Carry none of the pictures over; set down the material below exactly.

======== GIVEN MATERIAL

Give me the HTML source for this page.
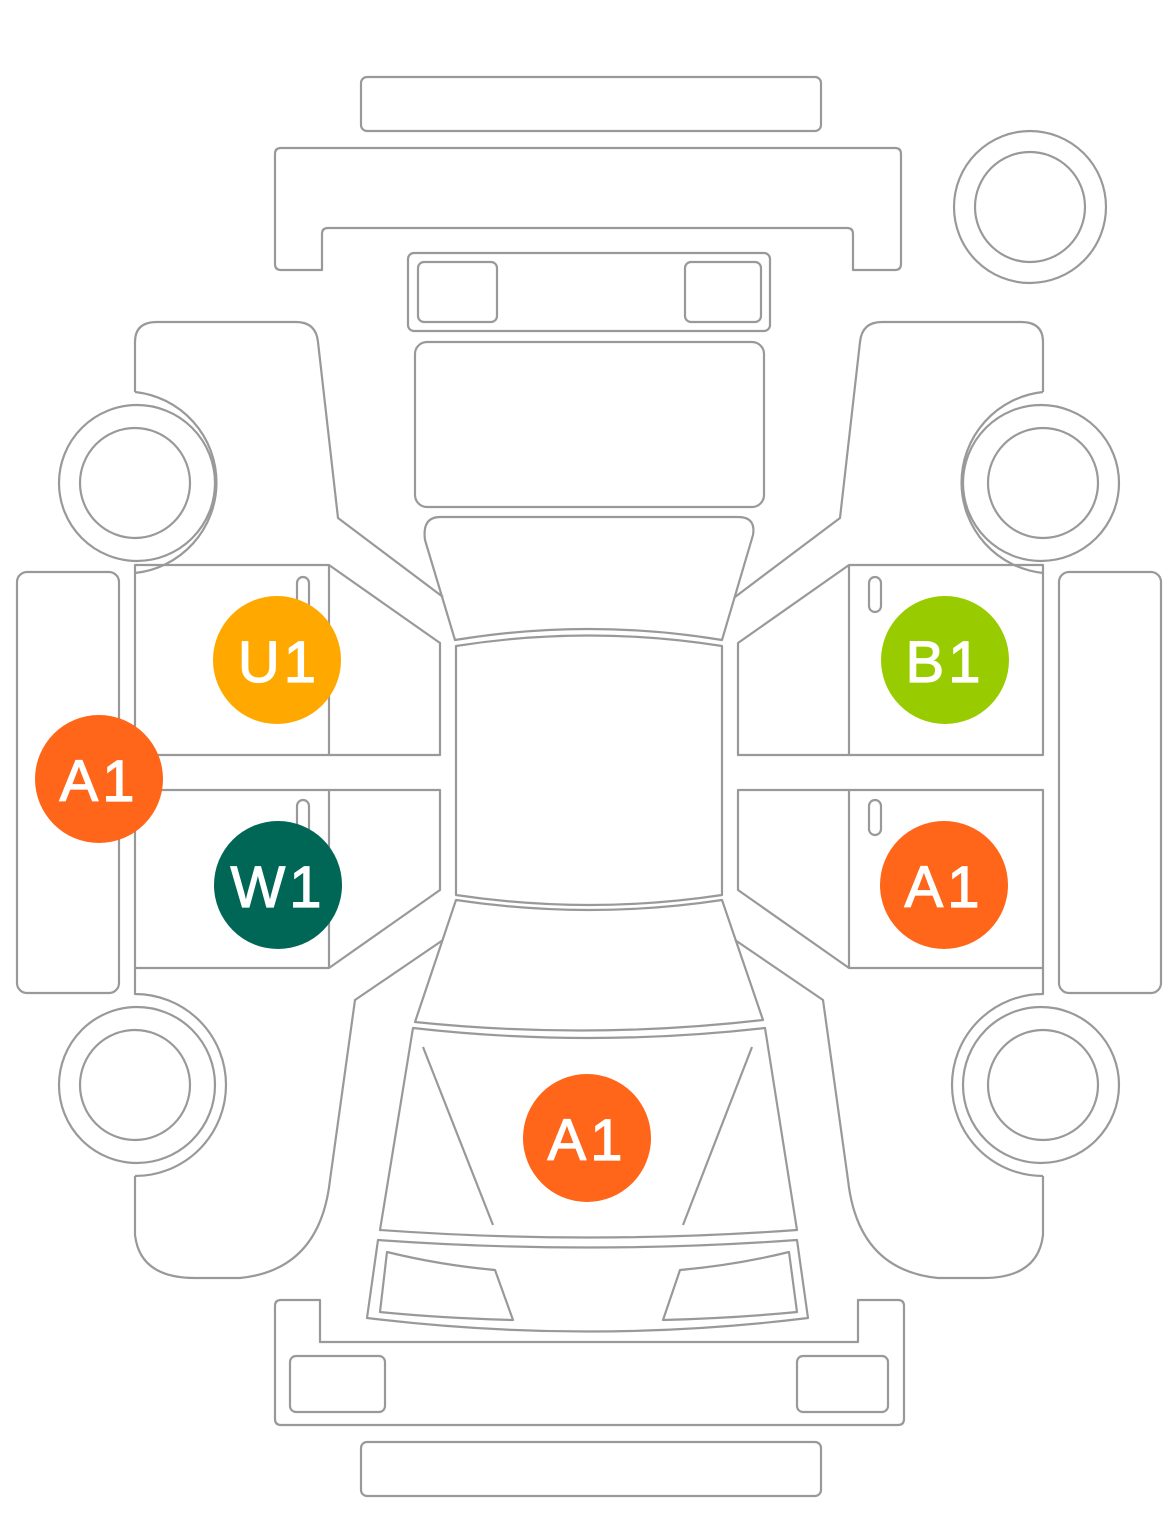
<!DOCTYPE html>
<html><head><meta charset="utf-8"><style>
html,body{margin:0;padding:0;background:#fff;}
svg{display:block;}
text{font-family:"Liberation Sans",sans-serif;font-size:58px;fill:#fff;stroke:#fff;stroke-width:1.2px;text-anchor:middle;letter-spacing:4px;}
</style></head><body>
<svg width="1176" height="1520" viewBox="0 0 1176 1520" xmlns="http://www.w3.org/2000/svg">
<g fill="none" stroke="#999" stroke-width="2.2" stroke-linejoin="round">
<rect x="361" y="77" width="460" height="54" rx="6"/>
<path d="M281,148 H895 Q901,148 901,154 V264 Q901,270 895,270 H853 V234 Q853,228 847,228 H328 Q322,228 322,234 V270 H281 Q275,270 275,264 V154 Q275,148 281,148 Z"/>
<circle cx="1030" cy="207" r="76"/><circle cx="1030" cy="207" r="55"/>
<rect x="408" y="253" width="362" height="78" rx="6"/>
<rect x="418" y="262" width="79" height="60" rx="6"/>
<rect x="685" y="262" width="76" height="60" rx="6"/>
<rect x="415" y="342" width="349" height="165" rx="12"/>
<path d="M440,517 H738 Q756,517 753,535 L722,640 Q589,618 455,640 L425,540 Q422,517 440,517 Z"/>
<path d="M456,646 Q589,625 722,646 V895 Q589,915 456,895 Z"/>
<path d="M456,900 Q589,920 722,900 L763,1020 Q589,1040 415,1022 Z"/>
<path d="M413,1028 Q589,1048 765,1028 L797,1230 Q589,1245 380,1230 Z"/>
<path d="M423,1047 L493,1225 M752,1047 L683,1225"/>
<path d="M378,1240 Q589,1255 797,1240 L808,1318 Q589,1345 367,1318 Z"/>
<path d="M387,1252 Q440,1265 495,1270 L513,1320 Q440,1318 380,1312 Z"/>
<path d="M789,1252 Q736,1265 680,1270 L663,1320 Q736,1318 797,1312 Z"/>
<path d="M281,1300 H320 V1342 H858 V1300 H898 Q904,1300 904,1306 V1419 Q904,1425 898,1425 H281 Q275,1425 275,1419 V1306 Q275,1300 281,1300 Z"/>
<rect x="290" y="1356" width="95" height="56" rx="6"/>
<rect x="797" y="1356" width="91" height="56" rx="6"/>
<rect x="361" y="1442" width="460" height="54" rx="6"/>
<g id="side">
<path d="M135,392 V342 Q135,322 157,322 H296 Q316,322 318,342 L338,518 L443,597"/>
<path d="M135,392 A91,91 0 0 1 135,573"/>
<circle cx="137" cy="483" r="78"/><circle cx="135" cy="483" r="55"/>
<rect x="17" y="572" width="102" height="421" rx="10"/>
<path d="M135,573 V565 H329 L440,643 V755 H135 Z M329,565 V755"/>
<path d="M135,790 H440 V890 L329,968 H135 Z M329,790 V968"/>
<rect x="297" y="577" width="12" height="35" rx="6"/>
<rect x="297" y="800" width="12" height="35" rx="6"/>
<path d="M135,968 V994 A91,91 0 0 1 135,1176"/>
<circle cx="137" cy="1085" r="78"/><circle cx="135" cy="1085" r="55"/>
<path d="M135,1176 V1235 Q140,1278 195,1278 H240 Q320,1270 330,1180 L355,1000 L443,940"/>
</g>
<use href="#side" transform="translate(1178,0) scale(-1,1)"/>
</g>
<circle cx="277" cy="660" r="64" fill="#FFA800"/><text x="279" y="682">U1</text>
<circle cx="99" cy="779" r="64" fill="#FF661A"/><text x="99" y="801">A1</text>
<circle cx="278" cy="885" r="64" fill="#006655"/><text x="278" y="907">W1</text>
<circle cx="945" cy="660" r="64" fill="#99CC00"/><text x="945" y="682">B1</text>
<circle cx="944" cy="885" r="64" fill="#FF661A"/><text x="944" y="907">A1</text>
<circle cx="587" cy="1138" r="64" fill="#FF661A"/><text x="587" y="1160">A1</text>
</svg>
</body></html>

================

**WRITTEN RESPONSE:**
Give me the HTML source for this page.
<!DOCTYPE html>
<html><head><meta charset="utf-8"><style>
html,body{margin:0;padding:0;background:#fff;}
svg{display:block;}
text{font-family:"Liberation Sans",sans-serif;font-size:58px;fill:#fff;stroke:#fff;stroke-width:1.2px;text-anchor:middle;letter-spacing:4px;}
</style></head><body>
<svg width="1176" height="1520" viewBox="0 0 1176 1520" xmlns="http://www.w3.org/2000/svg">
<g fill="none" stroke="#999" stroke-width="2.2" stroke-linejoin="round">
<rect x="361" y="77" width="460" height="54" rx="6"/>
<path d="M281,148 H895 Q901,148 901,154 V264 Q901,270 895,270 H853 V234 Q853,228 847,228 H328 Q322,228 322,234 V270 H281 Q275,270 275,264 V154 Q275,148 281,148 Z"/>
<circle cx="1030" cy="207" r="76"/><circle cx="1030" cy="207" r="55"/>
<rect x="408" y="253" width="362" height="78" rx="6"/>
<rect x="418" y="262" width="79" height="60" rx="6"/>
<rect x="685" y="262" width="76" height="60" rx="6"/>
<rect x="415" y="342" width="349" height="165" rx="12"/>
<path d="M440,517 H738 Q756,517 753,535 L722,640 Q589,618 455,640 L425,540 Q422,517 440,517 Z"/>
<path d="M456,646 Q589,625 722,646 V895 Q589,915 456,895 Z"/>
<path d="M456,900 Q589,920 722,900 L763,1020 Q589,1040 415,1022 Z"/>
<path d="M413,1028 Q589,1048 765,1028 L797,1230 Q589,1245 380,1230 Z"/>
<path d="M423,1047 L493,1225 M752,1047 L683,1225"/>
<path d="M378,1240 Q589,1255 797,1240 L808,1318 Q589,1345 367,1318 Z"/>
<path d="M387,1252 Q440,1265 495,1270 L513,1320 Q440,1318 380,1312 Z"/>
<path d="M789,1252 Q736,1265 680,1270 L663,1320 Q736,1318 797,1312 Z"/>
<path d="M281,1300 H320 V1342 H858 V1300 H898 Q904,1300 904,1306 V1419 Q904,1425 898,1425 H281 Q275,1425 275,1419 V1306 Q275,1300 281,1300 Z"/>
<rect x="290" y="1356" width="95" height="56" rx="6"/>
<rect x="797" y="1356" width="91" height="56" rx="6"/>
<rect x="361" y="1442" width="460" height="54" rx="6"/>
<g id="side">
<path d="M135,392 V342 Q135,322 157,322 H296 Q316,322 318,342 L338,518 L443,597"/>
<path d="M135,392 A91,91 0 0 1 135,573"/>
<circle cx="137" cy="483" r="78"/><circle cx="135" cy="483" r="55"/>
<rect x="17" y="572" width="102" height="421" rx="10"/>
<path d="M135,573 V565 H329 L440,643 V755 H135 Z M329,565 V755"/>
<path d="M135,790 H440 V890 L329,968 H135 Z M329,790 V968"/>
<rect x="297" y="577" width="12" height="35" rx="6"/>
<rect x="297" y="800" width="12" height="35" rx="6"/>
<path d="M135,968 V994 A91,91 0 0 1 135,1176"/>
<circle cx="137" cy="1085" r="78"/><circle cx="135" cy="1085" r="55"/>
<path d="M135,1176 V1235 Q140,1278 195,1278 H240 Q320,1270 330,1180 L355,1000 L443,940"/>
</g>
<use href="#side" transform="translate(1178,0) scale(-1,1)"/>
</g>
<circle cx="277" cy="660" r="64" fill="#FFA800"/><text x="279" y="682">U1</text>
<circle cx="99" cy="779" r="64" fill="#FF661A"/><text x="99" y="801">A1</text>
<circle cx="278" cy="885" r="64" fill="#006655"/><text x="278" y="907">W1</text>
<circle cx="945" cy="660" r="64" fill="#99CC00"/><text x="945" y="682">B1</text>
<circle cx="944" cy="885" r="64" fill="#FF661A"/><text x="944" y="907">A1</text>
<circle cx="587" cy="1138" r="64" fill="#FF661A"/><text x="587" y="1160">A1</text>
</svg>
</body></html>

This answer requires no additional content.